V.          Revision of Ameritech's Proposal
         The proposed modification presented to this Court differs substantially from Ameritech's
        original proposal, suffers from none of the deficiencies identified in that proposal, and offers far
        more procompetitive potential and far fewer anticompetitive risks than that proposal. It is the
        product of thousands of hours of work over the past year by the Department as well as by
        Ameritech, state regulators, potential competitive local exchange carriers, long distance carriers,
        consumer groups, and others who filed several rounds of public comment on several versions of
        the proposal and engaged in intensive discussions with the Department. The Assistant Attorney
        General for Antitrust participated directly in many of these discussions and in the crafting of
        language for the proposed order, reflecting her strong personal commitment to the purposes of
        the 1982 Decree and to competition in telecommunications markets. Thus, although Ameritech's


Page 13      

        original proposal shares with the current proposal the important concept of taking steps to open
        the local exchange to competition as a predicate for removing the interexchange line of business
        restriction, the two proposals are otherwise far different. The current proposal is in every sense a
        joint product of the Department of Justice, Ameritech, and all of the parties that filed comments
        or participated in these discussions.

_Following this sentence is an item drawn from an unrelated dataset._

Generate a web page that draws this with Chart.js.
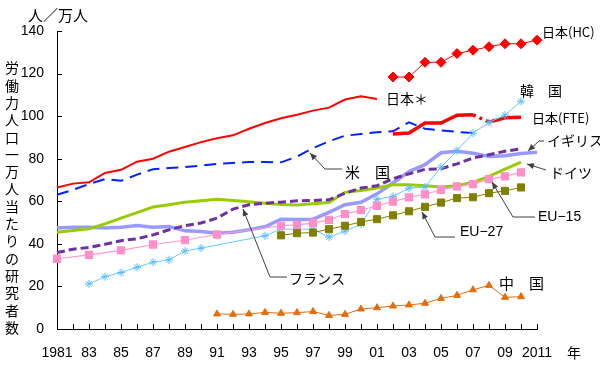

The principles embodied in the current proposal have the
        support of AT&T, a decree party and major competitor in the interexchange market; Sprint, also
        a major interexchange competitor; CompTel, a trade association representing more than 150
        competitive interexchange carriers and their suppliers; America's Carriers Telecommunication
        Association ("ACTA"), a trade association of smaller interexchange carriers; MFS
        Communications, Time-Warner Communications, and Electric Lightwave, Inc., three providers
        of competing local exchange service in various parts of the country; the Association for Local
        Telecommunications Services, a trade association of competing providers of local exchange
        services; and the Consumer Federation of America and Consumers Union, two major consumer
        groups.
VI.         Detailed Explanation of the Competition-Based Criteria and Safeguards in the
        Proposed Modification

         At the heart of the proposed order is the premise that various steps are being taken by
        Ameritech and the state regulatory commissions in Illinois and Michigan, and that these steps
        will likely lead to competitive conditions that make it both safe and desirable to allow
        Ameritech, on a trial basis, to offer interexchange services in certain portions of those states (the
        "Trial Territory"). 9 Because those competitive conditions have not yet been achieved, the


Page 14 .       

        proposed order contemplates a multi-stage procedure, under which the actual trial of such
        services will not begin until Ameritech presents facts from which the Department can determine
        that such competitive conditions do, in fact, exist. The process by which that determination is to
        be made is set forth in paragraphs 9-11 of the proposed order. That process has two parts. First,
        Ameritech begins the process by certifying that certain required steps have, in fact, been taken to
        open local exchange service to competition, and by filing a compliance plan dealing with equal
        access, separate subsidiary provisions, and other post-entry safeguards. The Department will
        then investigate, take any necessary discovery, and make a determination, reviewable by the
        Court, as to whether there is sufficient competition and other sufficient assurances against harm
        to the interexchange market that the trial may safely begin.
         The proposed order also contains a number of post-entry safeguards and gives the
        Department the responsibility of supervising the course of the trial. If Ameritech violates the
        order or otherwise engages in anticompetitive conduct, the Department can require it to cease
        such conduct, ask the Court to impose civil fines, or terminate the trial.
         The required steps to foster local competition, the standard for the Department to determine
        that the interexchange trial should begin, the post-entry safeguards, and the Department's
        supervisory responsibilities are described below.
VII.          Steps to Foster the Emergence of Local Competition

         Paragraph 9 of the proposed order lists a number of developments with respect to local
        exchange competition that must occur before Ameritech can apply for authority to begin
        interexchange services. By design, the order does not specify in every detail the precise terms
        and conditions on which these developments must take place—matters that are in the purview of


Page 15 .       

        the state regulators, and with which the regulators in the two trial states are already grappling in
        their efforts to foster competition. There are many issues that remain to be resolved, and it is for
        the states and the market participants, not the Department, to resolve them. On the other hand,
        the way in which those issues are resolved may have an extremely significant effect on
        competitive conditions, as may a variety of other technical and economic factors, some of which
        may be beyond the control of the regulators. The Department's traditional area of expertise, of
        course, is in evaluating the competitive structure and behavior of markets. Under the proposed
        order, therefore, the state regulators and the Department each discharge their traditional types of
        responsibilities: the states are already in the process of determining the terms and conditions
        under which the steps set forth in paragraph 9 will take place, and the Department, under
        paragraph 11 of the proposed order, will concern itself with the resulting competitive
        circumstances, and with whether those circumstances and other safeguards are sufficient to
        ensure that a trial of Ameritech interexchange entry will not harm interexchange competition.
         The specific steps required by paragraph 9 of the proposed order are as follows.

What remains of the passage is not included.